Last night's episode had all this going on within the ongoing story of Harry Pearce's long-ago love affair with a Russian gal coming back to haunt him. Pale, timelessly cheek-boned Elena proved to be a double agent, or triple, not entirely sure - which meant, inevitably it became personal, with Harry forced to choose whose word to believe, between the two women who have ever meant anything to him, the deceptively fragile Elena and Ruth, exactly the sort of woman you'd want next to you in this kind of crisis, or any time really.

The idea that warm, witty Ruth is "great at analysis, intelligence, not so good with people" is one of the continuing anomalies of this series that was never fully explained.

Of course, everyone got a bit over-excited, it all ended in double-dares, unblinking poker-faces trying to out-bluff each other and, where all else failed, a big jab with a bit of glass.
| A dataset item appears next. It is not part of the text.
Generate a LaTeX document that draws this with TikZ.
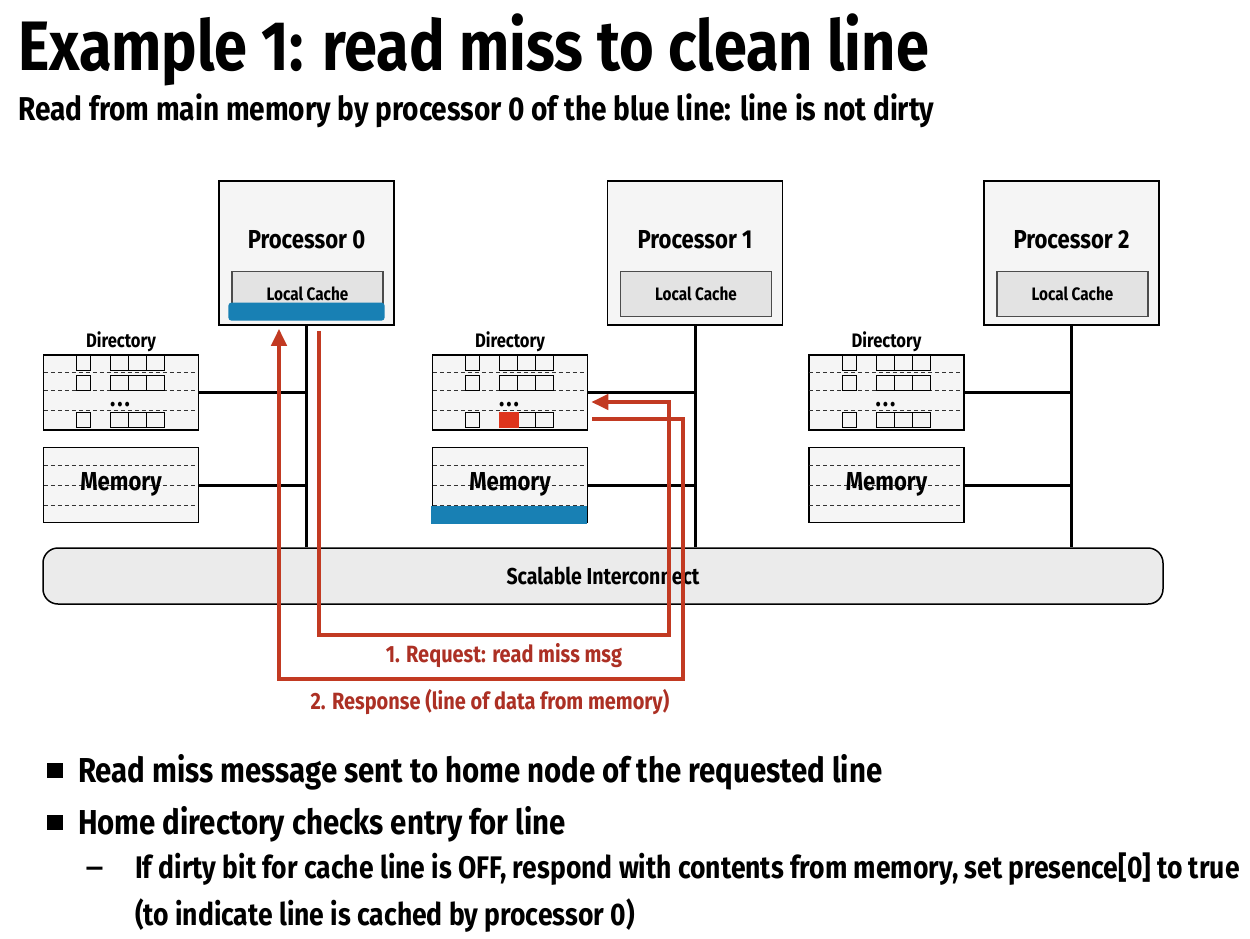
\documentclass[tikz,border=0pt]{standalone}
\usepackage{fontspec}
\setmainfont{Fira Sans}[FakeStretch=0.85]
\usetikzlibrary{arrows.meta,positioning}

\definecolor{msgred}{RGB}{194,58,34}
\definecolor{lblred}{RGB}{172,48,36}
\definecolor{lineblue}{RGB}{24,128,180}
\definecolor{bitred}{RGB}{222,52,28}
\newcommand{\fsz}[1]{\fontsize{#1}{#1}\selectfont\bfseries}

\tikzset{
  procbox/.style={draw, line width=1.5pt, fill=gray!8,
    minimum width=175pt, minimum height=144pt, inner sep=0pt},
  cachebox/.style={draw=gray!60!black, line width=1.2pt, fill=gray!22,
    minimum width=151pt, minimum height=45pt, inner sep=0pt},
  membox/.style={draw, line width=1.5pt, fill=gray!8,
    minimum width=155pt, minimum height=75pt, inner sep=0pt},
  bus/.style={line width=3pt},
  rows/.style={gray!40!black, line width=1.4pt, dash pattern=on 4pt off 3pt},
  cell/.style={draw, line width=1.4pt},
  msg/.style={msgred, line width=4pt},
  msgtip/.style={-{Triangle[length=17pt,width=15pt]}}
}

\begin{document}
\begin{tikzpicture}[x=1pt,y=-1pt]
\useasboundingbox (0,0) rectangle (1250,938);

% title
\node[anchor=base west, inner sep=0pt] (title) at (18,70)
  {\fsz{70}Example 1: read miss to clean line};
\node[anchor=base west, inner sep=0pt] (subtitle) at (18,120)
  {\fsz{33}Read from main memory by processor 0 of the blue line: line is not dirty};

% interconnect
\node[draw, line width=1.5pt, fill=gray!16, rounded corners=15pt,
  minimum width=1120pt, minimum height=56pt] (net) at (603,576)
  {\fsz{23}Scalable Interconnect};

% nodes
\foreach \i/\px/\dx in {0/306.5/121, 1/695/510, 2/1071.5/886.5}
{
    \node[procbox] (proc\i) at (\px,253) {};
    \node (plbl\i) at (\px,240) {\fsz{26}Processor \i};
    \node[cachebox] (cache\i) at (\px+1,294) {\fsz{18}Local Cache};

    % directory
    \node[membox] (dir\i) at (\dx,392.5) {};
    \node[above=1pt of dir\i, inner sep=1pt] (dlbl\i) {\fsz{19.5}Directory};
    \begin{scope}[shift={(dir\i.north west)}]
    \foreach \yy in {18,36,56}
    \draw[rows] (1,\yy) -- (154,\yy);
    \foreach \yy in {1.5,21,58}
    {
        \draw[cell] (34,\yy) rectangle ++(14,15);
        \foreach \cx in {68,86,104}
        \draw[cell] (\cx,\yy) rectangle ++(18,15);
    }
    \end{scope}
    \node[anchor=base, inner sep=0pt] (dots\i) at ([xshift=-1pt]dir\i.center |- 0,406)
      {\fsz{26}.\kern2pt.\kern2pt.};

    % memory
    \node[membox] (mem\i) at (\dx,485) {};
    \begin{scope}[shift={(mem\i.north west)}]
    \foreach \yy in {19,39,59}
    \draw[rows] (1,\yy) -- (154,\yy);
    \end{scope}
    \node (mlbl\i) at (\dx,484) {\fsz{26}Memory};

    % links to the bus
    \draw[bus] (proc\i.south) -- (proc\i.south |- net.north);
    \draw[bus] (dir\i.east) -- (dir\i.east -| proc\i.south);
    \draw[bus] (mem\i.east) -- (mem\i.east -| proc\i.south);
}

% blue line: cached copy and home memory
\fill[lineblue, rounded corners=3pt] ([xshift=-3pt,yshift=-3.5pt]cache0.south west)
  rectangle ([xshift=1pt,yshift=14.5pt]cache0.south east);
\fill[lineblue] ([xshift=-0.75pt,yshift=-0.75pt]mem1.south west)
  rectangle ([xshift=-1pt,yshift=17pt]mem1.south east);
% presence bit
\begin{scope}[shift={(dir1.north west)}]
\fill[bitred] (67,57.5) rectangle (87,73.5);
\end{scope}

% messages
\coordinate (reqsrc) at ([xshift=12.5pt,yshift=-5pt]proc0.south);
\coordinate (reqturn) at (669,635);
\coordinate (reqdst) at ([xshift=3pt,yshift=-9.5pt]dir1.east);
\draw[msg, msgtip] (reqsrc) |- (reqturn) |- (reqdst);

\coordinate (rspsrc) at ([xshift=4pt,yshift=-26.5pt]dir1.east);
\coordinate (rspturn) at (683,679);
\coordinate (rspdst) at ([xshift=-27.5pt,yshift=-3pt]proc0.south);
\draw[msg, msgtip] (rspsrc) -| (rspturn) -| (rspdst);

\node[text=lblred] (reqlbl) at (504,656) {\fsz{23.5}1. Request: read miss msg};
\node[text=lblred] (rsplbl) at (490,702) {\fsz{23.5}2. Response (line of data from memory)};

% bullets
\fill (47,763) rectangle (63,778);
\fill (47,815) rectangle (63,830);
\node[anchor=base west, inner sep=0pt] (pt1) at (78,782)
  {\fsz{34.6}Read miss message sent to home node of the requested line};
\node[anchor=base west, inner sep=0pt] (pt2) at (78,834)
  {\fsz{34.6}Home directory checks entry for line};
\node[anchor=base west, inner sep=0pt] (dash) at (86,876) {\fsz{25}—};
\node[anchor=base west, inner sep=0pt] (sub1) at (135,878)
  {\fsz{31.2}If dirty bit for cache line is OFF, respond with contents from memory, set presence[0] to true};
\node[anchor=base west, inner sep=0pt] (sub2) at (135,925)
  {\fsz{31.2}(to indicate line is cached by processor 0)};
\end{tikzpicture}
\end{document}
Along with Harry, we were left to gaze at a conveniently placed memorial to all those lost over a decade of service to BBC primetime drama, and ruminate once again on the dilemma that is the backbone of this fine, sometimes silly, but always well-intended drama - that of the increasingly distant prospect of ever being both a good spy, and a happy man.

Spooks Series 10 is released on DVD on 28 November.